──────── EXERCISE DATA

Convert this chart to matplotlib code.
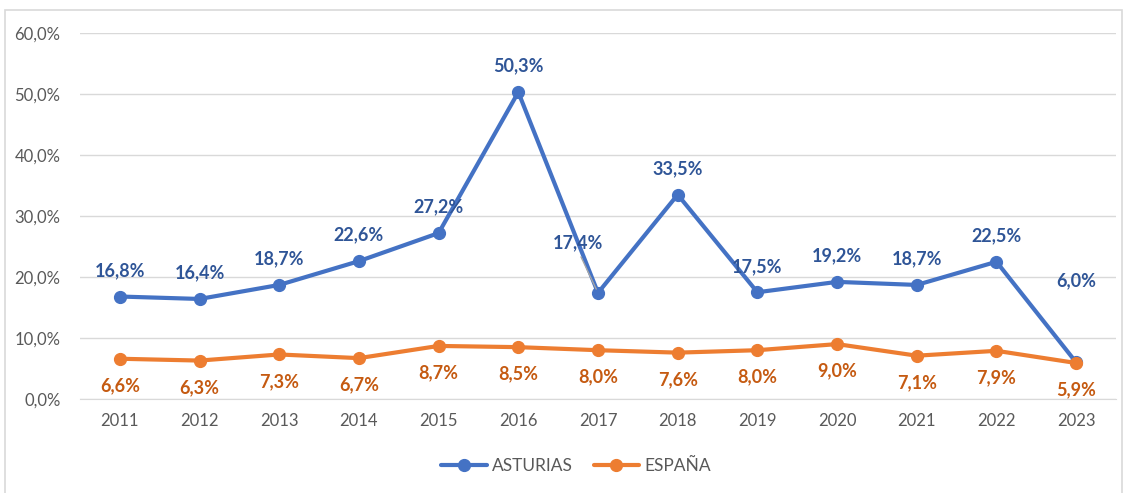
import matplotlib
matplotlib.use("Agg")
import matplotlib.pyplot as plt
from matplotlib.patches import Rectangle

# --- Datos ---
years = ["2011", "2012", "2013", "2014", "2015", "2016", "2017",
         "2018", "2019", "2020", "2021", "2022", "2023"]
asturias = [16.8, 16.4, 18.7, 22.6, 27.2, 50.3, 17.4, 33.5, 17.5, 19.2, 18.7, 22.5, 6.0]
espana = [6.6, 6.3, 7.3, 6.7, 8.7, 8.5, 8.0, 7.6, 8.0, 9.0, 7.1, 7.9, 5.9]
yticks = [0, 10, 20, 30, 40, 50, 60]

C_AST = "#4472C4"
C_ESP = "#ED7D31"
C_AST_TXT = "#2F5597"
C_ESP_TXT = "#C55A11"
C_TICK = "#595959"

plt.rcParams["font.family"] = ["Lato", "DejaVu Sans"]

fig = plt.figure(figsize=(11.29, 4.93), dpi=100)
# marco del gráfico
fig.patches.append(Rectangle((5 / 1129, -0.1), 1117 / 1129, 1.1 - 10 / 493,
                             transform=fig.transFigure, fill=False,
                             edgecolor="#D9D9D9", linewidth=1.2))

ax = fig.add_axes([80 / 1129, 1 - 399 / 493, 1036 / 1129, 366 / 493])
x = list(range(len(years)))

ax.plot(x, asturias, color=C_AST, lw=3, marker="o", ms=8.5, label="ASTURIAS",
        solid_capstyle="round", zorder=3)
ax.plot(x, espana, color=C_ESP, lw=3, marker="o", ms=8.5, label="ESPAÑA",
        solid_capstyle="round", zorder=3)

def fmt(v):
    return f"{v:.1f}%".replace(".", ",")

# etiquetas ASTURIAS (encima)
for i, v in enumerate(asturias):
    dx, dy = 0, 26
    if years[i] == "2017":
        dx, dy = -20, 50
    if years[i] == "2023":
        dx, dy = 0, 82
    ax.annotate(fmt(v), (i, v), xytext=(dx, dy), textcoords="offset pixels",
                ha="center", va="center", color=C_AST_TXT, fontsize=13,
                fontweight="bold", zorder=4)
# línea guía 2017
i17 = years.index("2017")
ax.annotate("", (i17, asturias[i17]), xytext=(-17, 36), textcoords="offset pixels",
            arrowprops=dict(arrowstyle="-", color="#A6A6A6", lw=1,
                            shrinkA=0, shrinkB=3))

# etiquetas ESPAÑA (debajo)
for i, v in enumerate(espana):
    ax.annotate(fmt(v), (i, v), xytext=(0, -27), textcoords="offset pixels",
                ha="center", va="center", color=C_ESP_TXT, fontsize=13,
                fontweight="bold", zorder=4)

ax.set_xlim(-0.5, len(years) - 0.5)
ax.set_ylim(0, 60)
ax.set_xticks(x)
ax.set_xticklabels(years)
ax.set_yticks(yticks)
ax.set_yticklabels([f"{t:.1f}%".replace(".", ",") for t in yticks])
ax.tick_params(length=0, colors=C_TICK, labelsize=12, pad=10)
ax.tick_params(axis="y", pad=14)
ax.grid(axis="y", color="#D9D9D9", lw=1)
ax.set_axisbelow(True)
for s in ["top", "right", "left"]:
    ax.spines[s].set_visible(False)
ax.spines["bottom"].set_color("#D9D9D9")

leg = fig.legend(loc="center", bbox_to_anchor=(576 / 1129, 1 - 466 / 493), ncol=2,
                 frameon=False, fontsize=12.5, handlelength=2.6,
                 columnspacing=1.2, handletextpad=0.3)
for t in leg.get_texts():
    t.set_color(C_TICK)

fig.savefig("out.png", dpi=100)
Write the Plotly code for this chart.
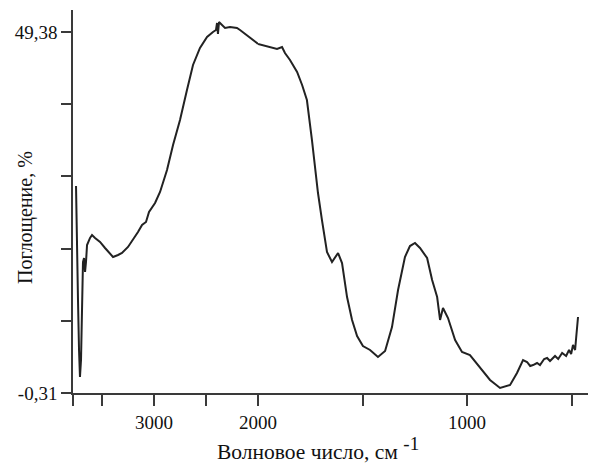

────────────────

REQUIRED TASK: Using the material above, set down every line exactly, but skip the pictures.

THE COMPLETED TASK:
Convert this chart to matplotlib code.
import matplotlib
matplotlib.use("Agg")
import matplotlib.pyplot as plt
from matplotlib.patches import Rectangle

# --- Datos ---
years = ["2011", "2012", "2013", "2014", "2015", "2016", "2017",
         "2018", "2019", "2020", "2021", "2022", "2023"]
asturias = [16.8, 16.4, 18.7, 22.6, 27.2, 50.3, 17.4, 33.5, 17.5, 19.2, 18.7, 22.5, 6.0]
espana = [6.6, 6.3, 7.3, 6.7, 8.7, 8.5, 8.0, 7.6, 8.0, 9.0, 7.1, 7.9, 5.9]
yticks = [0, 10, 20, 30, 40, 50, 60]

C_AST = "#4472C4"
C_ESP = "#ED7D31"
C_AST_TXT = "#2F5597"
C_ESP_TXT = "#C55A11"
C_TICK = "#595959"

plt.rcParams["font.family"] = ["Lato", "DejaVu Sans"]

fig = plt.figure(figsize=(11.29, 4.93), dpi=100)
# marco del gráfico
fig.patches.append(Rectangle((5 / 1129, -0.1), 1117 / 1129, 1.1 - 10 / 493,
                             transform=fig.transFigure, fill=False,
                             edgecolor="#D9D9D9", linewidth=1.2))

ax = fig.add_axes([80 / 1129, 1 - 399 / 493, 1036 / 1129, 366 / 493])
x = list(range(len(years)))

ax.plot(x, asturias, color=C_AST, lw=3, marker="o", ms=8.5, label="ASTURIAS",
        solid_capstyle="round", zorder=3)
ax.plot(x, espana, color=C_ESP, lw=3, marker="o", ms=8.5, label="ESPAÑA",
        solid_capstyle="round", zorder=3)

def fmt(v):
    return f"{v:.1f}%".replace(".", ",")

# etiquetas ASTURIAS (encima)
for i, v in enumerate(asturias):
    dx, dy = 0, 26
    if years[i] == "2017":
        dx, dy = -20, 50
    if years[i] == "2023":
        dx, dy = 0, 82
    ax.annotate(fmt(v), (i, v), xytext=(dx, dy), textcoords="offset pixels",
                ha="center", va="center", color=C_AST_TXT, fontsize=13,
                fontweight="bold", zorder=4)
# línea guía 2017
i17 = years.index("2017")
ax.annotate("", (i17, asturias[i17]), xytext=(-17, 36), textcoords="offset pixels",
            arrowprops=dict(arrowstyle="-", color="#A6A6A6", lw=1,
                            shrinkA=0, shrinkB=3))

# etiquetas ESPAÑA (debajo)
for i, v in enumerate(espana):
    ax.annotate(fmt(v), (i, v), xytext=(0, -27), textcoords="offset pixels",
                ha="center", va="center", color=C_ESP_TXT, fontsize=13,
                fontweight="bold", zorder=4)

ax.set_xlim(-0.5, len(years) - 0.5)
ax.set_ylim(0, 60)
ax.set_xticks(x)
ax.set_xticklabels(years)
ax.set_yticks(yticks)
ax.set_yticklabels([f"{t:.1f}%".replace(".", ",") for t in yticks])
ax.tick_params(length=0, colors=C_TICK, labelsize=12, pad=10)
ax.tick_params(axis="y", pad=14)
ax.grid(axis="y", color="#D9D9D9", lw=1)
ax.set_axisbelow(True)
for s in ["top", "right", "left"]:
    ax.spines[s].set_visible(False)
ax.spines["bottom"].set_color("#D9D9D9")

leg = fig.legend(loc="center", bbox_to_anchor=(576 / 1129, 1 - 466 / 493), ncol=2,
                 frameon=False, fontsize=12.5, handlelength=2.6,
                 columnspacing=1.2, handletextpad=0.3)
for t in leg.get_texts():
    t.set_color(C_TICK)

fig.savefig("out.png", dpi=100)
Write the Plotly code for this chart.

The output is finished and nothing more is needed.